On the unhappy side, 17 % of respondents said they were somewhat dissatisfied in 2008 and 2% were extremely dissatisfied. In 2017, 17.4% were somewhat dissatisfied and 7.5% extremely dissatisfied.
This may be due to the number of new pharmacists as well. “Before the pharmacy school boom, the pressure was from pharmacists on employers,” Gossett said. “We were almost completely autonomous and we made our own decisions. But with the expansion of pharmacy schools flooding the market with new pharmacists, corporate has the upper hand. We have to come into line with every demand or they find a replacement. There are a lot of underemployed and unemployed pharmacists out there.”
The sources of job stress haven’t changed over the years. Back in 2008, 60% of respondents said their job-related stress level was up, almost identical to the 60.3% who reported increased job stress in 2017.

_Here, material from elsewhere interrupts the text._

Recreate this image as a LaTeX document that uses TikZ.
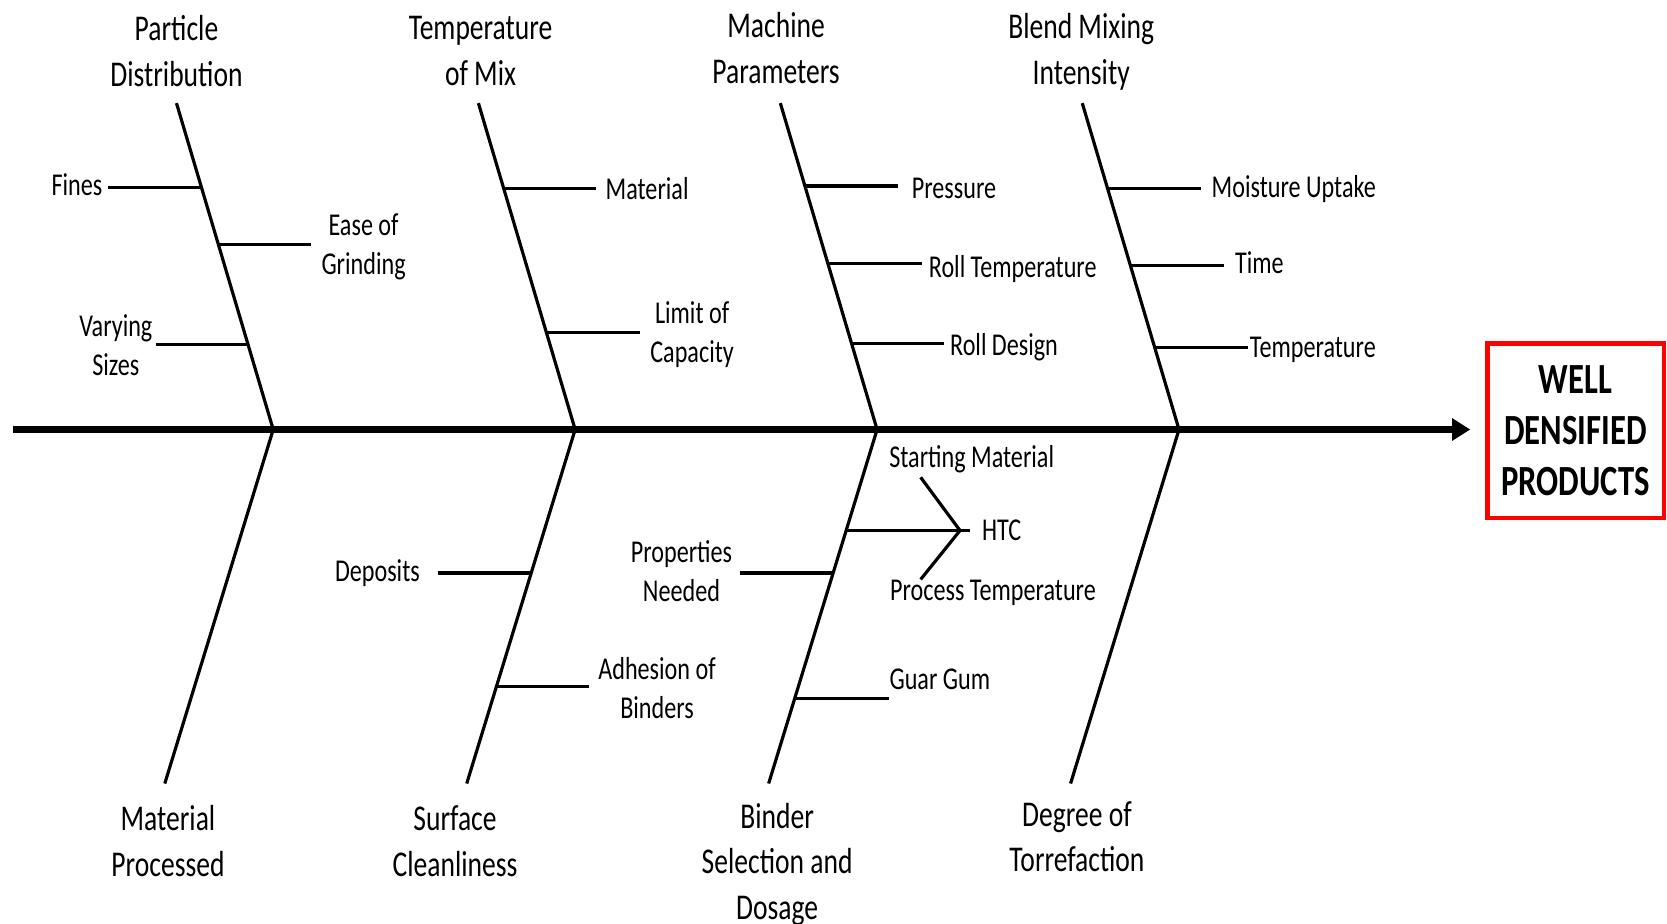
\documentclass[tikz,border=0pt]{standalone}
\usepackage{fontspec}
\setmainfont{Carlito}[FakeStretch=0.76]
\usetikzlibrary{arrows.meta, positioning}

\begin{document}
\begin{tikzpicture}[
        x=0.01cm, y=-0.01cm,
        spine/.style={line width=1.7pt, -{Triangle[length=0.17cm, width=0.2cm]}},
        bone/.style={line width=0.85pt},
        twig/.style={line width=0.85pt},
        cause/.style={align=center, inner sep=0pt, font=\fontsize{9.7}{12.2}\selectfont},
        factor/.style={align=center, inner sep=0pt, font=\fontsize{8.5}{10.5}\selectfont},
        effect/.style={draw=red, line width=1.2pt, align=center, minimum width=1.66cm, minimum height=1.64cm, font=\fontsize{11.5}{13.6}\selectfont\bfseries}
    ]
    \useasboundingbox (0,0) rectangle (1568,869);

    % Head and spine
    \node [effect] (effect) at (1482,405) {WELL\\DENSIFIED\\PRODUCTS};
    \coordinate (tail) at (12,404);
    \coordinate (head) at (1383,404);
    \draw[spine] (tail) -- (head);

    % Junctions on the spine
    \coordinate (j1) at (257,404);
    \coordinate (j2) at (541,404);
    \coordinate (j3) at (825,404);
    \coordinate (j4) at (1109,404);

    % Upper bones
    \coordinate (t1) at (166,97);
    \coordinate (t2) at (450,97);
    \coordinate (t3) at (734,97);
    \coordinate (t4) at (1018,97);
    \draw[bone] (t1) -- (j1);
    \draw[bone] (t2) -- (j2);
    \draw[bone] (t3) -- (j3);
    \draw[bone] (t4) -- (j4);

    % Lower bones
    \coordinate (b1) at (155,737);
    \coordinate (b2) at (439,737);
    \coordinate (b3) at (723,737);
    \coordinate (b4) at (1007,737);
    \draw[bone] (j1) -- (b1);
    \draw[bone] (j2) -- (b2);
    \draw[bone] (j3) -- (b3);
    \draw[bone] (j4) -- (b4);

    % Main causes
    \node [cause] (particle) at (166,48) {Particle\\Distribution};
    \node [cause] (tempmix) at (452,48) {Temperature\\of Mix};
    \node [cause] (machine) at (730,45) {Machine\\Parameters};
    \node [cause] (blend) at (1017,49) {Blend Mixing\\Intensity};
    \node [cause] (material) at (158,791) {Material\\Processed};
    \node [cause] (surface) at (428,791) {Surface\\Cleanliness};
    \node [cause] (binder) at (731,813) {Binder\\Selection and\\Dosage};
    \node [cause] (degree) at (1013,787) {Degree of\\Torrefaction};

    % Particle Distribution
    \node [factor, anchor=east] (fines) at (97,174) {Fines};
    \node [factor] (grinding) at (342,232) {Ease of\\Grinding};
    \node [factor] (sizes) at (109,325) {Varying\\Sizes};
    \coordinate (fines-a) at (102,176);   \coordinate (fines-b) at (189.4,176);
    \coordinate (grind-a) at (205.4,230); \coordinate (grind-b) at (293,230);
    \coordinate (sizes-a) at (147,324);   \coordinate (sizes-b) at (233.3,324);
    \draw[twig] (fines-a) -- (fines-b);
    \draw[twig] (grind-a) -- (grind-b);
    \draw[twig] (sizes-a) -- (sizes-b);

    % Temperature of Mix
    \node [factor, anchor=west] (mat) at (569,177) {Material};
    \node [factor] (limit) at (651,315) {Limit of\\Capacity};
    \coordinate (mat-a) at (473.7,177); \coordinate (mat-b) at (561,177);
    \coordinate (lim-a) at (514,313);   \coordinate (lim-b) at (602,313);
    \draw[twig] (mat-a) -- (mat-b);
    \draw[twig] (lim-a) -- (lim-b);

    % Machine Parameters
    \node [factor, anchor=west] (pressure) at (857,177) {Pressure};
    \node [factor, anchor=west] (rolltemp) at (873,253) {Roll Temperature};
    \node [factor, anchor=west] (rolldes) at (893,327) {Roll Design};
    \coordinate (pres-a) at (757,175); \coordinate (pres-b) at (845,175);
    \coordinate (rt-a) at (779,248);   \coordinate (rt-b) at (867,248);
    \coordinate (rd-a) at (801,323);   \coordinate (rd-b) at (888,323);
    \draw[twig] (pres-a) -- (pres-b);
    \draw[twig] (rt-a) -- (rt-b);
    \draw[twig] (rd-a) -- (rd-b);

    % Blend Mixing Intensity
    \node [factor, anchor=west] (moisture) at (1139,178) {Moisture Uptake};
    \node [factor, anchor=west] (time) at (1161,247) {Time};
    \node [factor, anchor=west] (temp) at (1175,329) {Temperature};
    \coordinate (moist-a) at (1042,177); \coordinate (moist-b) at (1130,177);
    \coordinate (time-a) at (1063,250);  \coordinate (time-b) at (1151,250);
    \coordinate (temp-a) at (1086,327);  \coordinate (temp-b) at (1174,327);
    \draw[twig] (moist-a) -- (moist-b);
    \draw[twig] (time-a) -- (time-b);
    \draw[twig] (temp-a) -- (temp-b);

    % Surface Cleanliness
    \node [factor] (deposits) at (355,539) {Deposits};
    \node [factor] (adhesion) at (618,647) {Adhesion of\\Binders};
    \coordinate (dep-a) at (412,539); \coordinate (dep-b) at (499.6,539);
    \coordinate (adh-a) at (467,646); \coordinate (adh-b) at (554,646);
    \draw[twig] (dep-a) -- (dep-b);
    \draw[twig] (adh-a) -- (adh-b);

    % Binder Selection and Dosage
    \node [factor] (props) at (641,537) {Properties\\Needed};
    \node [factor] (starting) at (914,432) {Starting Material};
    \node [factor, anchor=west] (htc) at (923,499) {HTC};
    \node [factor] (process) at (934,558) {Process Temperature};
    \node [factor, anchor=west] (guar) at (836,639) {Guar Gum};
    \coordinate (prop-a) at (696,539); \coordinate (prop-b) at (783.6,539);
    \coordinate (htc-a) at (796,499);  \coordinate (htc-b) at (912,499);
    \coordinate (fork) at (903,499);
    \coordinate (fork-up) at (866,449); \coordinate (fork-dn) at (866,545);
    \coordinate (guar-a) at (747.5,657); \coordinate (guar-b) at (836,657);
    \draw[twig] (prop-a) -- (prop-b);
    \draw[twig] (htc-a) -- (htc-b);
    \draw[twig] (fork-up) -- (fork) -- (fork-dn);
    \draw[twig] (guar-a) -- (guar-b);

\end{tikzpicture}
\end{document}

What’s pushing blood pressure higher? Figure 5 shows the most commonly cited reasons.
Increased technology support was a stressor for a third of pharmacists in 2008, but didn’t even make the list this year. Stressors four, five, and six for 2017 were negative workplace environment, lack of training and continuing education, and the catch-all category, “other.”
In “other,” respondents cited many problem areas, including poor management, company red tape, insurers and PBMs, new software, age discrimination, staffing cuts, DEA regulations, enforcing narcotic use restrictions, electronic medical records and electronic medication administration records, pressure to sell more immunizations, reductions in work hours, increases in work hours, and more.

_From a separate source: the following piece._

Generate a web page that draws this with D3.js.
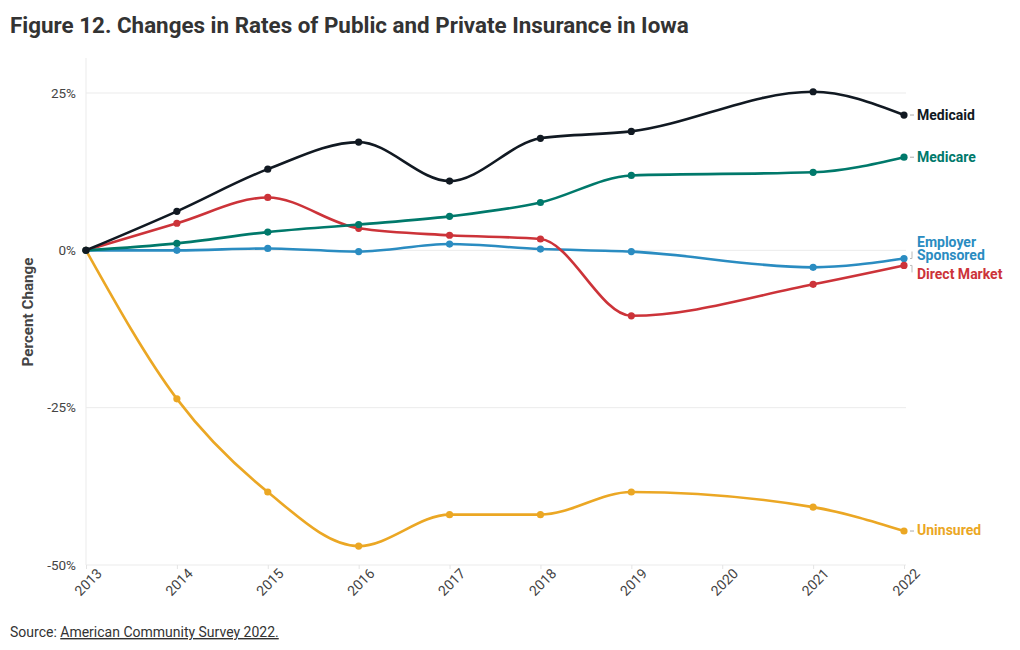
<!DOCTYPE html>
<html><head><meta charset="utf-8">
<script src="https://cdn.jsdelivr.net/npm/d3@7"></script>
<style>
body{margin:0;background:#fff;font-family:Roboto,"Noto Sans",sans-serif;}
</style></head>
<body><svg id="c" width="1020" height="650"></svg>
<script>
const years = [2013,2014,2015,2016,2017,2018,2019,2020,2021,2022];
const medicaid   = [0, 6.2, 12.9, 17.2, 11.0, 17.8, 18.9, null, 25.2, 21.5];
const medicare   = [0, 1.1, 2.9, 4.1, 5.4, 7.6, 11.9, null, 12.4, 14.8];
const employer   = [0, 0.0, 0.3, -0.2, 1.0, 0.2, -0.2, null, -2.7, -1.3];
const direct     = [0, 4.3, 8.4, 3.5, 2.4, 1.8, -10.4, null, -5.4, -2.4];
const uninsured  = [0, -23.6, -38.4, -47.0, -42.0, -42.0, -38.4, null, -40.8, -44.6];
const yTicks = [25, 0, -25, -50];
const seriesNames = ["Medicaid","Medicare","Employer Sponsored","Direct Market","Uninsured"];
const seriesColors = ["#111922","#00796b","#2a8cc1","#cc3339","#eba724"];
const seriesValues = [medicaid, medicare, employer, direct, uninsured];

const svg = d3.select("#c");
const x = d3.scaleLinear().domain([2013,2022]).range([86,904]);
const y = d3.scaleLinear().domain([25,-50]).range([93,565]);

svg.append("text").attr("x",10).attr("y",33).text("Figure 12. Changes in Rates of Public and Private Insurance in Iowa")
  .attr("font-size",22.4).attr("font-weight",700).attr("fill","#333").attr("font-family","Roboto");

// grid
svg.append("g").selectAll("line").data(yTicks).join("line")
  .attr("x1",86).attr("x2",906).attr("y1",d=>y(d)).attr("y2",d=>y(d))
  .attr("stroke","#ebebeb").attr("stroke-width",1);
svg.append("line").attr("x1",86).attr("x2",86).attr("y1",58).attr("y2",565).attr("stroke","#ebebeb");

// y axis labels
const yAxis = d3.axisLeft(y).tickValues(yTicks).tickSize(0).tickPadding(10).tickFormat(d=>d+"%");
const ya = svg.append("g").attr("transform","translate(86,0)").call(yAxis);
ya.select(".domain").remove();
ya.selectAll("text").attr("font-size",13.5).attr("fill","#444").attr("font-family","Roboto");

// x axis
const xAxis = d3.axisBottom(x).tickValues(years).tickSize(4).tickFormat(d3.format("d"));
const xa = svg.append("g").attr("transform","translate(0,565)").call(xAxis);
xa.select(".domain").remove();
xa.selectAll("line").attr("stroke","#e4e4e4");
xa.selectAll("text").attr("font-size",14).attr("fill","#444").attr("font-family","Roboto")
  .attr("text-anchor","end").attr("dx","0.35em").attr("dy","0.8em").attr("transform","rotate(-45)");

svg.append("text").attr("transform","translate(33,312) rotate(-90)").attr("text-anchor","middle")
  .text("Percent Change").attr("font-size",15.2).attr("font-weight",700).attr("fill","#444").attr("font-family","Roboto");

const line = d3.line().x(d=>x(d.year)).y(d=>y(d.v)).curve(d3.curveMonotoneX);
const order = [4,2,3,1,0];
order.forEach(i=>{
  const pts = years.map((yr,j)=>({year:yr,v:seriesValues[i][j]})).filter(p=>p.v!==null);
  svg.append("path").datum(pts).attr("d",line).attr("fill","none")
    .attr("stroke",seriesColors[i]).attr("stroke-width",2.6).attr("stroke-linejoin","round");
  svg.append("g").selectAll("circle").data(pts).join("circle")
    .attr("cx",d=>x(d.year)).attr("cy",d=>y(d.v)).attr("r",3.6).attr("fill",seriesColors[i]);
});

// labels
const labelPos = [
  {i:0, lines:["Medicaid"], ly:[120], dash:true},
  {i:1, lines:["Medicare"], ly:[162], dash:true},
  {i:2, lines:["Employer","Sponsored"], ly:[246.5,260], dash:false},
  {i:3, lines:["Direct Market"], ly:[279], dash:false},
  {i:4, lines:["Uninsured"], ly:[535], dash:true}
];
labelPos.forEach(l=>{
  const t = svg.append("text").attr("font-size",14).attr("font-weight",700).attr("fill",seriesColors[l.i]).attr("font-family","Roboto");
  l.lines.forEach((s,k)=>t.append("tspan").attr("x",917).attr("y",l.ly[k]).text(s));
  if (l.dash) {
    const ey = y(seriesValues[l.i][9]);
    svg.append("line").attr("x1",910).attr("x2",914).attr("y1",ey).attr("y2",ey).attr("stroke","#aaa");
  }
});
const eY = y(employer[9]), dY = y(direct[9]);
svg.append("path").attr("d",`M910,${eY}H912V${eY-7}`).attr("fill","none").attr("stroke","#bbb");
svg.append("path").attr("d",`M910,${dY}H912V${dY+7}`).attr("fill","none").attr("stroke","#bbb");

const src = svg.append("text").attr("x",10).attr("y",637).attr("font-size",14).attr("fill","#333").attr("font-family","Roboto");
src.append("tspan").text("Source: ");
src.append("tspan").text("American Community Survey 2022.").attr("text-decoration","underline");
</script></body></html>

“Stress is a matter of how you deal with the challenges that are presented to you,” said Phil Burgess, RPh, DPh, principal of Phil Burgess Consulting, former Operations Director for Walgreens, and member of the Illinois State Board of Pharmacy.
“Challenges and pressures are part of the job. They always have been. How you deal with those challenges and pressures that come at you is what produces stress or not.”
Creating a good support staff is key to reducing stress. Training technicians and letting them do their job can go a long way to easing pressures on the pharmacist, Burgess added. Some pharmacy schools do a good job of training pharmacists to train and guide their support staff, but some pharmacists have to learn it on the job.
Read more: Balancing Act: Dealing with Stress in the Pharmacy
“If the pharmacist is hanging on the phone trying to find out why a copay didn’t go through, the pharmacist has a problem,” he said. “One of the techs should be doing that, not the pharmacist. The pharmacist can be the one who has to explain the problem to the patient, but calling to get the information is a technician function. It’s all about training your support personnel and letting them work to the top of their function so you can be a better pharmacist.”